Should Men Be Allowed to Opt Out of the Family Plan?

There is an argument to be made that child support could make child worse off.

In a piece published at Salon this morning, Anna March argues giving men the option to deny child support will improve the economic conditions under which women are raising children. That claim might seem counter-intuitive, but the argument is entirely consistent with economic theory. The problem is, the way that people behave “in theory” is often quite different from the way they behave when faced with real life choices.

Under the current set of laws women who find themselves unexpectedly pregnant with the child of a reluctant father have, essentially, three choices: they can choose to give birth and raise their child with the help of court enforced child support; they can relinquish parental rights at birth and allow the child to be adopted; or they can choose to terminate the pregnancy through abortion.
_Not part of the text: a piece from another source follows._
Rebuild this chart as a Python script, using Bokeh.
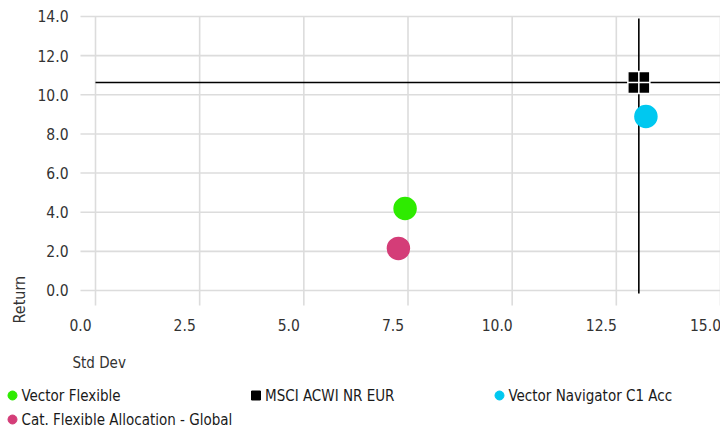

Anna March argues that having access to the first option, raising the child with the financial support of the father, encourages women to make poor choices that do not serve the best interest of either mother or child. And so by removing this option—by changing the laws that enforce child support—more women will make the second and third choices and fewer children will be born in to single mother households.

Put another way, access to child support creates bad economic incentives for women to keep children that they may want, but probably shouldn’t be having under their current circumstances.

The problem is, unexpected pregnancy is not necessarily a situation that every women will respond to with the cold-hearted rationality that is implied by this argument.

Many, many women will still have, and keep, their babies even if child support is not an option. Some will make this choice because they have faith that the child’s father will eventually contribute, even when he has given every indication that he will not. Some will make this choice because they believe that they can find provide sufficient income to raise their child alone, even when that expectation is not realistic. Some will make this choice because having an abortion or giving a child up for adoption is a lot easier to talk about than it is to actually do.

If we abandon the current child support laws then what will happen to the children of these women? Is the plan to use their poverty as a warning to other women to make what March calls “thoughtful choices about motherhood?”

I suspect the answer is that the state will support them, but you could make exactly the same argument about state support as you could about paternal support—in fact, if state support is reliable then replacing parental support with state support creates an even greater incentive for women to keep unexpected children.

Like Anna March, I have my own personal reasons for spending over a decade thinking about this issue and I have come to the conclusion that there is no easy answer. I have changed my mind several times as to whether or not my son’s father should be paying child support after he opted out of the family plan (well, the family he has with me at least). For me it has always come down to this one thing—the cost of child support for his father is small relative benefit the child support has afforded his son. That might not make it fair, but in my mind it does make it right.